House Republicans to Create Budget Czar with Executive Powers: Paul Ryan

Monday, January 03, 2011
Budget Czar Paul Ryan
The new Republican majority in the U.S. House of Representatives intends to give broad new powers to the chairman of the budget committee, authorizing him to craft large budget cuts or tax breaks without requiring a full vote by all House members. Democrats and budget watchdogs are outraged by the proposal, calling it a complete reversal of the GOP’s pledge to be more transparent, not to mention antithetical to the legislative process.
 
Under the proposed rule change, the new Budget Committee chairman, Republican Paul Ryan of Wisconsin, will be able to unilaterally set spending ceilings for 2011. Republicans say the move is necessary because Democrats did not approve a new federal budget during the last Congress.
 
The Center on Budget and Policy Priorities claims the change would facilitate incoming House Speaker John Boehner’s desire to cut non-security discretionary funding for fiscal year 2011 by $101 billion (or 21.7%) below the level appropriated for 2010. The think tank characterized the imposition of budget limits without debate or votes as inconsistent “with the promised increase in transparency in the legislative process, much less with sound—or fair—budget practices.”
 
Ryan also will have an easier time pushing through legislation that seeks to repeal the health reform law adopted by Democrats. “The Congressional Budget Office has estimated that the health reform law will reduce deficits by more than $100 billion over the first ten years and by roughly $1 trillion or more over the second ten years,” wrote the think tank. “Its repeal would increase deficits by those amounts.”
 
Ryan’s budget suggestions include drastically cutting the amount of money the government spends on Medicare and instead giving seniors a voucher to buy health insurance from private insurance companies.
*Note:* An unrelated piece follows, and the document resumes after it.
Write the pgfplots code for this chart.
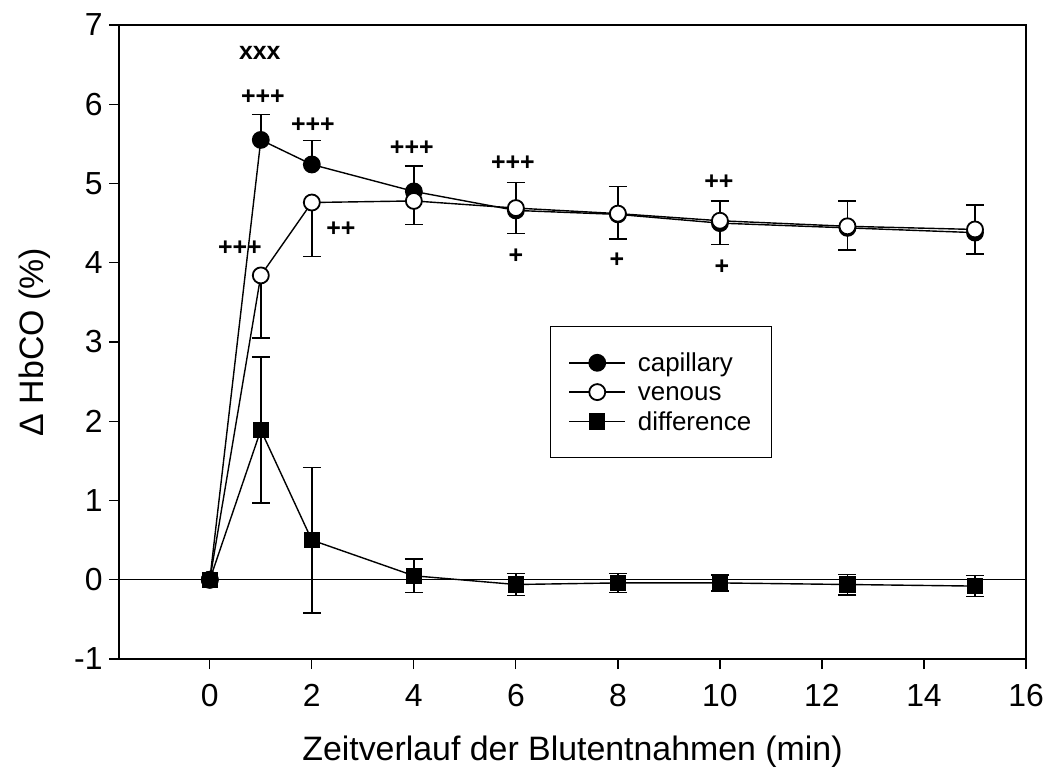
\documentclass[border=0pt]{standalone}
\usepackage{fontspec}
\setmainfont{Liberation Sans}
\usepackage{pgfplots}
\pgfplotsset{compat=1.18}

\begin{document}
\begin{tikzpicture}
\begin{axis}[
    scale only axis, width=907bp, height=634bp,
    xmin=-1.78, xmax=16, ymin=-1, ymax=7,
    xtick={0,2,...,16}, ytick={-1,0,...,7},
    axis line style={line width=1.4bp},
    tickpos=left, tick align=outside, major tick length=10bp,
    tick style={line width=1.2bp, black},
    /pgf/number format/assume math mode=true,
    ticklabel style={font=\fontsize{32}{38}\selectfont},
    xticklabel style={yshift=-12bp},
    yticklabel style={xshift=-3bp},
    label style={font=\fontsize{34}{40}\selectfont},
    xlabel={Zeitverlauf der Blutentnahmen (min)},
    ylabel={Δ HbCO (\%)},
    xlabel style={at={(axis description cs:0.5,-0.1467)}, anchor=center},
    ylabel style={at={(axis description cs:-0.0926,0.5)}, anchor=center},
    legend style={at={(axis cs:6.67,3.2)}, anchor=north west, draw=black, line width=1bp,
        font=\fontsize{26}{27}\selectfont, inner xsep=18bp, inner ysep=24bp, row sep=5bp,
        /tikz/every odd column/.append style={column sep=10bp}},
    legend cell align=left,
    legend image code/.code={\draw[mark repeat=2,mark phase=2,#1] plot coordinates {(0bp,0bp) (28bp,0bp) (56bp,0bp)};},
    every axis plot/.append style={line width=1.4bp, black},
    error bars/error bar style={line width=1.4bp, black},
    error bars/error mark options={rotate=90, mark size=9bp, line width=1.4bp, black},
]
\addplot[forget plot, line width=1bp] coordinates {(-1.78,0) (16,0)};

\addplot[mark=*, mark size=8bp, mark options={fill=black, line width=1.8bp},
    error bars/.cd, y dir=plus, y explicit]
    coordinates {(0,0) +- (0,0) (1,5.55) +- (0,0.32) (2,5.24) +- (0,0.30) (4,4.90) +- (0,0.32)
    (6,4.66) +- (0,0.35) (8,4.61) +- (0,0.35) (10,4.50) +- (0,0.28) (12.5,4.44) +- (0,0.34) (15,4.38) +- (0,0.35)};
\addlegendentry{\strut capillary}

\addplot[mark=*, mark size=8bp, mark options={fill=white, line width=1.8bp},
    error bars/.cd, y dir=minus, y explicit]
    coordinates {(0,0) +- (0,0) (1,3.84) +- (0,0.79) (2,4.76) +- (0,0.68) (4,4.78) +- (0,0.30)
    (6,4.69) +- (0,0.32) (8,4.62) +- (0,0.32) (10,4.53) +- (0,0.30) (12.5,4.46) +- (0,0.30) (15,4.42) +- (0,0.31)};
\addlegendentry{\strut venous}

\addplot[mark=square*, mark size=7.5bp, mark options={fill=black},
    error bars/.cd, y dir=both, y explicit]
    coordinates {(0,0) +- (0,0) (1,1.89) +- (0,0.92) (2,0.50) +- (0,0.92) (4,0.05) +- (0,0.21)
    (6,-0.06) +- (0,0.14) (8,-0.04) +- (0,0.12) (10,-0.04) +- (0,0.10) (12.5,-0.06) +- (0,0.13) (15,-0.08) +- (0,0.13)};
\addlegendentry{\strut difference\hspace{6bp}}

\begin{scope}[every node/.style={font=\bfseries\fontsize{25}{27}\selectfont, inner sep=0pt}]
\node at (axis cs:0.98,6.65) {xxx};
\node at (axis cs:1.04,6.09) {+++};
\node at (axis cs:2.02,5.73) {+++};
\node at (axis cs:3.96,5.44) {+++};
\node at (axis cs:5.94,5.26) {+++};
\node at (axis cs:9.98,5.02) {++};
\node at (axis cs:0.59,4.18) {+++};
\node at (axis cs:2.57,4.42) {++};
\node at (axis cs:6.00,4.08) {+};
\node at (axis cs:7.98,4.03) {+};
\node at (axis cs:10.04,3.95) {+};
\end{scope}
\end{axis}
\pgfresetboundingbox
\path[use as bounding box] (-119bp,-117bp) rectangle (926bp,659bp);
\end{tikzpicture}
\end{document}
According to an analysis by the Congressional Budget Office, seniors would end up paying more, but receiving less coverage.
-Noel Brinkerhoff
 
House Republican Rule Changes Pave the Way For Major Deficit-Increasing Tax Cuts, Despite Anti-Deficit Rhetoric (by Robert Greenstein and James R. Horney, Center on Budget and Policy Priorities)
H. Res. 5, page 21 (U.S. House) (pdf)

Comments

Barbara Lyford 13 years ago
The Medicare voucher idea is horrible! Private insurance is really expensive and private insurance companies severely limit, i.e. ration, health care. Those companies are in business to make a profit and have a long history of cheating the American public. They limit what is paid to the doctor, collect exorbitant premiums from the public, and are notoriously bad employers. The ONLY SERVICE provided by private insurance companies is the salaries paid to their executives. How much money did the insurance companies contribute to this guy? He's a monster, a Godzilla with ears. He should have his congressional health insurance stripped from him and made to pay for his own private health insurance. And I haven't addressed what an underhanded, evil idea this proposed rule change is.